Charts and diagrams as code
* * * * * * *

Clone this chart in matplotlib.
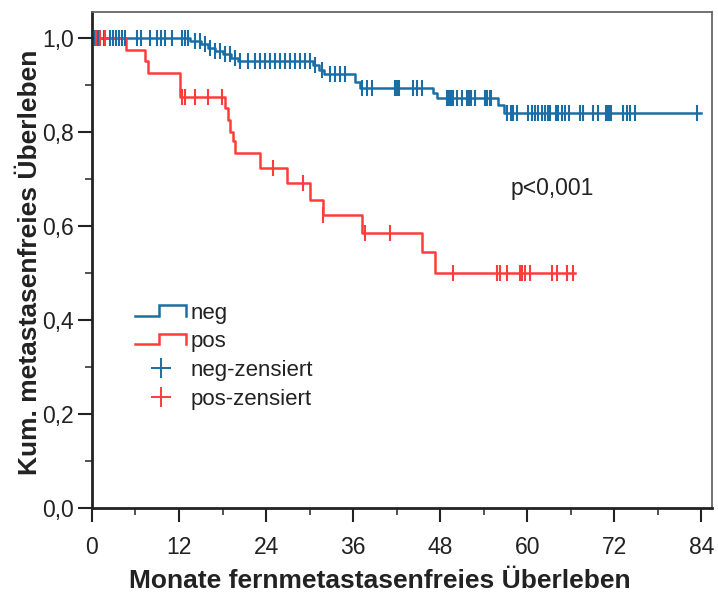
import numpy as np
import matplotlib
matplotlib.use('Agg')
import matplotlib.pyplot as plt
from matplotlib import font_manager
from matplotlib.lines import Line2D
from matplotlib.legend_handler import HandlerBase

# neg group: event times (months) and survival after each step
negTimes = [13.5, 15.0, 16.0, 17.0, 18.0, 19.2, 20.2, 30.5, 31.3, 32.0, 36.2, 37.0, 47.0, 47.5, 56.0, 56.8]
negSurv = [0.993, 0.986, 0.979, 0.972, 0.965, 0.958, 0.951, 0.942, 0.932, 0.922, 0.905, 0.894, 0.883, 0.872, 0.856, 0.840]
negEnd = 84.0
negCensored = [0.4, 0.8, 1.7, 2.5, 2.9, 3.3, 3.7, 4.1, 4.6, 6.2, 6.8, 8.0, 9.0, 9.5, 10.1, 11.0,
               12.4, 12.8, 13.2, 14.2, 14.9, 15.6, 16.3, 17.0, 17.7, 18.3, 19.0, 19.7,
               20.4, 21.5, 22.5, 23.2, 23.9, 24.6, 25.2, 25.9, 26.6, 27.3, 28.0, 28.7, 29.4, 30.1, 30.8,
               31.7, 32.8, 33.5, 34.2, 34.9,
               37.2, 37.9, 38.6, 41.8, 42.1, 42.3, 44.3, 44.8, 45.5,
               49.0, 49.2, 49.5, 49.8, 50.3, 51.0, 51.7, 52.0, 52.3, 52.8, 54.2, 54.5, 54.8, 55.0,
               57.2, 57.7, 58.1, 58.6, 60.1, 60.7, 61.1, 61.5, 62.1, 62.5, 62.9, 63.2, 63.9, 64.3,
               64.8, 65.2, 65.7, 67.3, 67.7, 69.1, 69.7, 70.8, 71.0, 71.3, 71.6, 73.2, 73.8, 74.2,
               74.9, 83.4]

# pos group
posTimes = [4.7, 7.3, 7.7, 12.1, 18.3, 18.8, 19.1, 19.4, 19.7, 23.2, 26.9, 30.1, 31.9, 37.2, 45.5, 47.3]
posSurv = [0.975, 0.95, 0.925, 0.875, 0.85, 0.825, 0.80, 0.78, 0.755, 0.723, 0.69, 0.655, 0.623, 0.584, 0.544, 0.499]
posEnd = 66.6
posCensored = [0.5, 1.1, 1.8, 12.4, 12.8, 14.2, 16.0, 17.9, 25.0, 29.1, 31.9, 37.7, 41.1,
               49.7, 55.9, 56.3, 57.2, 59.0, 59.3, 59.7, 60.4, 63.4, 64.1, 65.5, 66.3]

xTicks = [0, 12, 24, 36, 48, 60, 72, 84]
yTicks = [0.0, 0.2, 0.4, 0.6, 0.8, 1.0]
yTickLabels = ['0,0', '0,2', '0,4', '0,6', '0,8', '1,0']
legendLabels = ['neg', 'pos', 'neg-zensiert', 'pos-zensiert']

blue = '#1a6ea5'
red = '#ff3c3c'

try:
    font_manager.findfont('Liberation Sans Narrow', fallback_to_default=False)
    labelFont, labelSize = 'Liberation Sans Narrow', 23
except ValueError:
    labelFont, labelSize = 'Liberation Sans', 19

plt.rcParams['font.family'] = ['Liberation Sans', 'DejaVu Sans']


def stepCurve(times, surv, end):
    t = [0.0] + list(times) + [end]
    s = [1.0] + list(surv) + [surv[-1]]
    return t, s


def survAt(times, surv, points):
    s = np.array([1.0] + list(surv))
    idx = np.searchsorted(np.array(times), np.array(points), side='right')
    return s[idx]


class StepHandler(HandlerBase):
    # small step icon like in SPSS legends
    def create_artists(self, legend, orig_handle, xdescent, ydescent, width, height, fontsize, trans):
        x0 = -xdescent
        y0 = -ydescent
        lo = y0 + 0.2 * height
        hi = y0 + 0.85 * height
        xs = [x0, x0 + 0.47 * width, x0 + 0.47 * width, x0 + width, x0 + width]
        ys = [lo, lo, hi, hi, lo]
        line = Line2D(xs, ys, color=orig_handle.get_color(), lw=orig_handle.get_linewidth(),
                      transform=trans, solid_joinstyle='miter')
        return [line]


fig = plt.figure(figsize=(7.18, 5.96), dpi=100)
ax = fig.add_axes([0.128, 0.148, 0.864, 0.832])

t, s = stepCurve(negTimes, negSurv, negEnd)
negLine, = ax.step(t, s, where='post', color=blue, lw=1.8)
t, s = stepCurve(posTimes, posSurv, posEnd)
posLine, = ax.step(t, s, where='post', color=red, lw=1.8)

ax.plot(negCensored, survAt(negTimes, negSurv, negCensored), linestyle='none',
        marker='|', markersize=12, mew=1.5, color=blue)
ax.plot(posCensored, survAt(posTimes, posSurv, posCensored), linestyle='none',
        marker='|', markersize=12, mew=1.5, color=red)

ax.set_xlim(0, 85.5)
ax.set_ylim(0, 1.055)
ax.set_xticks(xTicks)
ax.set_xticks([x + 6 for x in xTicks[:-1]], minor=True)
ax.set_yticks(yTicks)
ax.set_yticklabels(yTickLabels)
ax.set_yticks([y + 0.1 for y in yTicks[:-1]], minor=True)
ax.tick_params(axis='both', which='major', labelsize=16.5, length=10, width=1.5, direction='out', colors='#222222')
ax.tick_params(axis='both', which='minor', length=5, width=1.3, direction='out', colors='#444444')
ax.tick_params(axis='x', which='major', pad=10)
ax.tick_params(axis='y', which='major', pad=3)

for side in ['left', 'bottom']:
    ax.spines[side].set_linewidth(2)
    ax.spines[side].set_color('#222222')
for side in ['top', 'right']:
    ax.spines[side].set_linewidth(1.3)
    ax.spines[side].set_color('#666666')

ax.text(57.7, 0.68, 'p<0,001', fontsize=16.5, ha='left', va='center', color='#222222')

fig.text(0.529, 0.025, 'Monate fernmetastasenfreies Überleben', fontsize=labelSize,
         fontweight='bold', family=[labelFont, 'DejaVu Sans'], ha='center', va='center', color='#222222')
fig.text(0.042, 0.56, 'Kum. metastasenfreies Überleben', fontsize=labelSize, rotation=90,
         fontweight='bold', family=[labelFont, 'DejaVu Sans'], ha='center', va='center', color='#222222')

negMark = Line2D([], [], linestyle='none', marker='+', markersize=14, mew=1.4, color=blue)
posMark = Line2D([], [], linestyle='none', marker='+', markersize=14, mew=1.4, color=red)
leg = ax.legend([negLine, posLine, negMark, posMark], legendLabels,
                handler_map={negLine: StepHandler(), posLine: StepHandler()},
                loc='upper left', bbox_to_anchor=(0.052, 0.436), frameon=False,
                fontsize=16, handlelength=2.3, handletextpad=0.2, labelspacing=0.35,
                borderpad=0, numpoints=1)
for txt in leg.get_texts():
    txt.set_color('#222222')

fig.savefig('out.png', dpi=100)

* * * * * * *

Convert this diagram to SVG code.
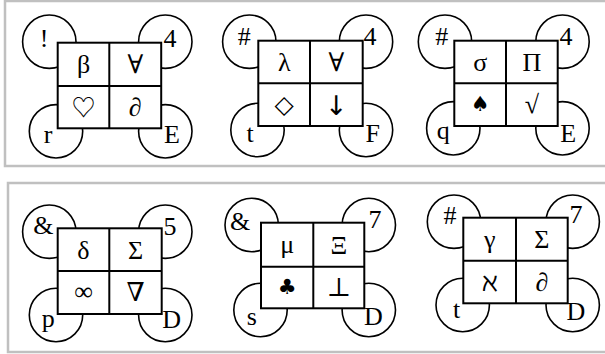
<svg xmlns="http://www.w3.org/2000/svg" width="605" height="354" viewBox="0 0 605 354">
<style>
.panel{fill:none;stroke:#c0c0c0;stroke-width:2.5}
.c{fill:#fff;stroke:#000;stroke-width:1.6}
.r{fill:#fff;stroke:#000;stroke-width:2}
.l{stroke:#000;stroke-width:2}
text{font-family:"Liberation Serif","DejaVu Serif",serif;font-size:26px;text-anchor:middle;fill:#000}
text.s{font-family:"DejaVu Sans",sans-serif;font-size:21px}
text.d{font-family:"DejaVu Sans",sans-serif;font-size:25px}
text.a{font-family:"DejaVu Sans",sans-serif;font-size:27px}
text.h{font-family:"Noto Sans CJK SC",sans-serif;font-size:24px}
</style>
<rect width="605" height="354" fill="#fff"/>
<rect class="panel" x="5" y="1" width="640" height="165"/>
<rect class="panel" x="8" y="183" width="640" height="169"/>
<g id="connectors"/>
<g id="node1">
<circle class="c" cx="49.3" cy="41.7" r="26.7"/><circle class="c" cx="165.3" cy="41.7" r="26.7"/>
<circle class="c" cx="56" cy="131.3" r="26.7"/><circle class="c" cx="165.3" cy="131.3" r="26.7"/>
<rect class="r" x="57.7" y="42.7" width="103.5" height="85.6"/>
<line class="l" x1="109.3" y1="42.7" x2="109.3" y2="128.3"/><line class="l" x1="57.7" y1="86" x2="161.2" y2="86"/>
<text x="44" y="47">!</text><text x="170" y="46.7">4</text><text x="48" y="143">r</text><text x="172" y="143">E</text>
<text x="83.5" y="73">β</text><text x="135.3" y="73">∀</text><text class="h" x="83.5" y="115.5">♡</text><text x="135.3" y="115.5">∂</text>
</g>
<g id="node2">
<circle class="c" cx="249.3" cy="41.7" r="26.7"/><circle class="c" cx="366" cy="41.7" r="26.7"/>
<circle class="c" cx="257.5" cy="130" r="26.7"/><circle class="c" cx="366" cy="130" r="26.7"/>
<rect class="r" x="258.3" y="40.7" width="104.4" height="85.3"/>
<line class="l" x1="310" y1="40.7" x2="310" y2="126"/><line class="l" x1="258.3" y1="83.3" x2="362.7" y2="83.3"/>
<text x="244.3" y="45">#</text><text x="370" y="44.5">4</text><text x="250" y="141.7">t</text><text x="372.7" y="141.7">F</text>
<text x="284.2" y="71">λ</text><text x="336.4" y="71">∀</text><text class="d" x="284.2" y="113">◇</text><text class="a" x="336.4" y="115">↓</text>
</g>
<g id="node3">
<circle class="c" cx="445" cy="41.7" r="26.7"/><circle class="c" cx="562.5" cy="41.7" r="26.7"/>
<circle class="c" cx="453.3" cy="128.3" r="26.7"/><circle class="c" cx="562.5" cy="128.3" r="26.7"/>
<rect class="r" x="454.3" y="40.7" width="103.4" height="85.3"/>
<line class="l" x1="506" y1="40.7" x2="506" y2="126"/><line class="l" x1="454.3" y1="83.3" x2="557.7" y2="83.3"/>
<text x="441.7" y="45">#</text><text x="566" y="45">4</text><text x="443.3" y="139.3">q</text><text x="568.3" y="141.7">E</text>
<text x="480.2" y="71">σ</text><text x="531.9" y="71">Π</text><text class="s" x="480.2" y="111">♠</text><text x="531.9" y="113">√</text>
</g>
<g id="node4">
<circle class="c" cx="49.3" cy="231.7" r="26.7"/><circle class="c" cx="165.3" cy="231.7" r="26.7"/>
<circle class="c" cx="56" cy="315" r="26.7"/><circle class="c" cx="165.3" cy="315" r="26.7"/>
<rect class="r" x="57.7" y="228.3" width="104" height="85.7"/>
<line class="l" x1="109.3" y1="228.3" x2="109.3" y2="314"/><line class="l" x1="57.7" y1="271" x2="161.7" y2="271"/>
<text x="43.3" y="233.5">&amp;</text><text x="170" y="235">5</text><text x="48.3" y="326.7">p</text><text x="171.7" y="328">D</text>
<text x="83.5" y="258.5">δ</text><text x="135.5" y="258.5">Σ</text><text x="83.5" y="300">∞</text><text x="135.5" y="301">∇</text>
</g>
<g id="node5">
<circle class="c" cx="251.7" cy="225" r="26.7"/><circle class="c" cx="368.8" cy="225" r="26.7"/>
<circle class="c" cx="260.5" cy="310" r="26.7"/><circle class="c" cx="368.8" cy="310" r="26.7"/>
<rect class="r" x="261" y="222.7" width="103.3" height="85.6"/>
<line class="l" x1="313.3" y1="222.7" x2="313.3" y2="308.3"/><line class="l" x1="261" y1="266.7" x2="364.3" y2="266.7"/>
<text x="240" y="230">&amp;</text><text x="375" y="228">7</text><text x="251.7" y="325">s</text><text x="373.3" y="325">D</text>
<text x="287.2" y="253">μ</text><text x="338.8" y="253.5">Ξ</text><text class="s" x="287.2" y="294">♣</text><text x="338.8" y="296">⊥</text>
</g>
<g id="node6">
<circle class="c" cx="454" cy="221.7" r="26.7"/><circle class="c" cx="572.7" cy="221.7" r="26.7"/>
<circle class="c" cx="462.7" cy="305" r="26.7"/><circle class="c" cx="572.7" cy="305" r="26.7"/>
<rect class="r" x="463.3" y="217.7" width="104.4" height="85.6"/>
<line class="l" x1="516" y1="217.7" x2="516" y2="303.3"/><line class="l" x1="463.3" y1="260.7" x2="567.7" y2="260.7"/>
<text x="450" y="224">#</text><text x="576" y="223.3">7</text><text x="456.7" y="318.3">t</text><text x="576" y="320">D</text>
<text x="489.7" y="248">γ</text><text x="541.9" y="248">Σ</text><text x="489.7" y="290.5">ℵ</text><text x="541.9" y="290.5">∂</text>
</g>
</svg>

* * * * * * *

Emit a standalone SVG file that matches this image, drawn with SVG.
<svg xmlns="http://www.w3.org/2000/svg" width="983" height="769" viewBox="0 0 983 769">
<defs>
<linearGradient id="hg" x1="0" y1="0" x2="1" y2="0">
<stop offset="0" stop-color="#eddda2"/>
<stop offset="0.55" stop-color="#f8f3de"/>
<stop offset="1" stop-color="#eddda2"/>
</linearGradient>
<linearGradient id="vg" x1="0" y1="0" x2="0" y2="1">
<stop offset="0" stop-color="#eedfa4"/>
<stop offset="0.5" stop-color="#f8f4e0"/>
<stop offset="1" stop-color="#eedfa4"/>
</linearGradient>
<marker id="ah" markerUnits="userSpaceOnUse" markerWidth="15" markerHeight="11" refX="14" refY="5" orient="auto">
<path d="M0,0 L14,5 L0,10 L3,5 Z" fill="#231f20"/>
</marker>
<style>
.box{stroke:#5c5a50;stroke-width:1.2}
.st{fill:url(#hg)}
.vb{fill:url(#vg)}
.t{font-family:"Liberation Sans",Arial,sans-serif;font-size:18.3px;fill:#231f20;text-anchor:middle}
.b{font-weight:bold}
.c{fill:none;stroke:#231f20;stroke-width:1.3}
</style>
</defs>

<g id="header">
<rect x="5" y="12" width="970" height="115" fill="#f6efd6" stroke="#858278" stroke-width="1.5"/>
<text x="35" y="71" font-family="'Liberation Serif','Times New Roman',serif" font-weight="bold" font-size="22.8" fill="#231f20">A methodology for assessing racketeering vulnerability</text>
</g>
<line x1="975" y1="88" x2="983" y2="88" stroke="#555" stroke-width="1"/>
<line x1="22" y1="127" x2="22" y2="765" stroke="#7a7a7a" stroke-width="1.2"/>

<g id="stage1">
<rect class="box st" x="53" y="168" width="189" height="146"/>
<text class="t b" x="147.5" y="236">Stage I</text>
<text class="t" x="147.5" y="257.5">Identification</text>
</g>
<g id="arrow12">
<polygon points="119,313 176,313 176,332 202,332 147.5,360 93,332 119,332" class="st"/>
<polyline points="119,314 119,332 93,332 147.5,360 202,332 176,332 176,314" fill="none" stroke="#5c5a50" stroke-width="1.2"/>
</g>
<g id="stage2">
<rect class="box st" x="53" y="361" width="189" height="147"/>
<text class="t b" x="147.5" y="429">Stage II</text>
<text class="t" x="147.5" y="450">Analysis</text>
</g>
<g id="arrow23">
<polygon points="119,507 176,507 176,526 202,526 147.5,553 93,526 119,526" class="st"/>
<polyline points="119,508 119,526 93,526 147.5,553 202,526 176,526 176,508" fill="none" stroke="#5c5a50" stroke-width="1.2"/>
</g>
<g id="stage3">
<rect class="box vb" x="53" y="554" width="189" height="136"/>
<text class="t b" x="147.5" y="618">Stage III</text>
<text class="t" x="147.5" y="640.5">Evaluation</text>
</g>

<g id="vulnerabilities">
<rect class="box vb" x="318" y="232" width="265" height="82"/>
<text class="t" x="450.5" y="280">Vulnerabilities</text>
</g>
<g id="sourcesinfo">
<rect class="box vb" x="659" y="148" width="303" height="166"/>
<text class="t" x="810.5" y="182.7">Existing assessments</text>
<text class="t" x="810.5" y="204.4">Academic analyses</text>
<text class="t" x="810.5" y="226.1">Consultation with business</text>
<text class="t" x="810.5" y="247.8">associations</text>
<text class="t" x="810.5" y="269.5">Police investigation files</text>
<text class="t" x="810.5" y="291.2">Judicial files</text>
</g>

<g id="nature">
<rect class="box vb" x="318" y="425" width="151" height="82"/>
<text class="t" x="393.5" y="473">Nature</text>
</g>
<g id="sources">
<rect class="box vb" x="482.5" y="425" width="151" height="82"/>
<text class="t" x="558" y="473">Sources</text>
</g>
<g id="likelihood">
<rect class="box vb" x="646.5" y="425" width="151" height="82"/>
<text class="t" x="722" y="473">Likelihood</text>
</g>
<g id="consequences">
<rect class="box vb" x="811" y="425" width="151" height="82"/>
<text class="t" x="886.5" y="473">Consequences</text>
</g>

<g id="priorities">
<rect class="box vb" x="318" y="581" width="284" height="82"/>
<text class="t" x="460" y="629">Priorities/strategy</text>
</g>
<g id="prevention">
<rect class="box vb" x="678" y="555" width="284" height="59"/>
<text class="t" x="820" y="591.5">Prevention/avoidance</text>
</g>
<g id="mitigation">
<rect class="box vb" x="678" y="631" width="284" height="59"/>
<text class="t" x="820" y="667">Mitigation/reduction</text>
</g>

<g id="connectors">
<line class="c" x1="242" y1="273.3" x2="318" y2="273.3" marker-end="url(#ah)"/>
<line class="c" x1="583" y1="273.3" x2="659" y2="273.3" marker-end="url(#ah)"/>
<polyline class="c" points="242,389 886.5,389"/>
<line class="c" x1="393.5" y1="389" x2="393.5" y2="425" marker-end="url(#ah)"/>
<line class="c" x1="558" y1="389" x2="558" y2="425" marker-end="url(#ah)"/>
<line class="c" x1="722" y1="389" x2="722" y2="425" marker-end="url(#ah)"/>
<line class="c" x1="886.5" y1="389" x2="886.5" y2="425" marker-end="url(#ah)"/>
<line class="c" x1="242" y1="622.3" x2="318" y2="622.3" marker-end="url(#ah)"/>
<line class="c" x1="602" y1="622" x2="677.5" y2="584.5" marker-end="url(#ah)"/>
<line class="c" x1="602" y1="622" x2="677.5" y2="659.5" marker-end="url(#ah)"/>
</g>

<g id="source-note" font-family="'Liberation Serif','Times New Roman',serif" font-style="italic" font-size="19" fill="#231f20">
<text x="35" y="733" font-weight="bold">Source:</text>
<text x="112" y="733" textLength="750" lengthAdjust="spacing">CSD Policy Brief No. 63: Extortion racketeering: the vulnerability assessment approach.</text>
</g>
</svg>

* * * * * * *

Up in the listing, locate the line with "Clone this chart in matplotlib."; print it and every line after it down to the line with "74.9, 83.4]", which is included too. Skip the pictures.

Clone this chart in matplotlib.
import numpy as np
import matplotlib
matplotlib.use('Agg')
import matplotlib.pyplot as plt
from matplotlib import font_manager
from matplotlib.lines import Line2D
from matplotlib.legend_handler import HandlerBase

# neg group: event times (months) and survival after each step
negTimes = [13.5, 15.0, 16.0, 17.0, 18.0, 19.2, 20.2, 30.5, 31.3, 32.0, 36.2, 37.0, 47.0, 47.5, 56.0, 56.8]
negSurv = [0.993, 0.986, 0.979, 0.972, 0.965, 0.958, 0.951, 0.942, 0.932, 0.922, 0.905, 0.894, 0.883, 0.872, 0.856, 0.840]
negEnd = 84.0
negCensored = [0.4, 0.8, 1.7, 2.5, 2.9, 3.3, 3.7, 4.1, 4.6, 6.2, 6.8, 8.0, 9.0, 9.5, 10.1, 11.0,
               12.4, 12.8, 13.2, 14.2, 14.9, 15.6, 16.3, 17.0, 17.7, 18.3, 19.0, 19.7,
               20.4, 21.5, 22.5, 23.2, 23.9, 24.6, 25.2, 25.9, 26.6, 27.3, 28.0, 28.7, 29.4, 30.1, 30.8,
               31.7, 32.8, 33.5, 34.2, 34.9,
               37.2, 37.9, 38.6, 41.8, 42.1, 42.3, 44.3, 44.8, 45.5,
               49.0, 49.2, 49.5, 49.8, 50.3, 51.0, 51.7, 52.0, 52.3, 52.8, 54.2, 54.5, 54.8, 55.0,
               57.2, 57.7, 58.1, 58.6, 60.1, 60.7, 61.1, 61.5, 62.1, 62.5, 62.9, 63.2, 63.9, 64.3,
               64.8, 65.2, 65.7, 67.3, 67.7, 69.1, 69.7, 70.8, 71.0, 71.3, 71.6, 73.2, 73.8, 74.2,
               74.9, 83.4]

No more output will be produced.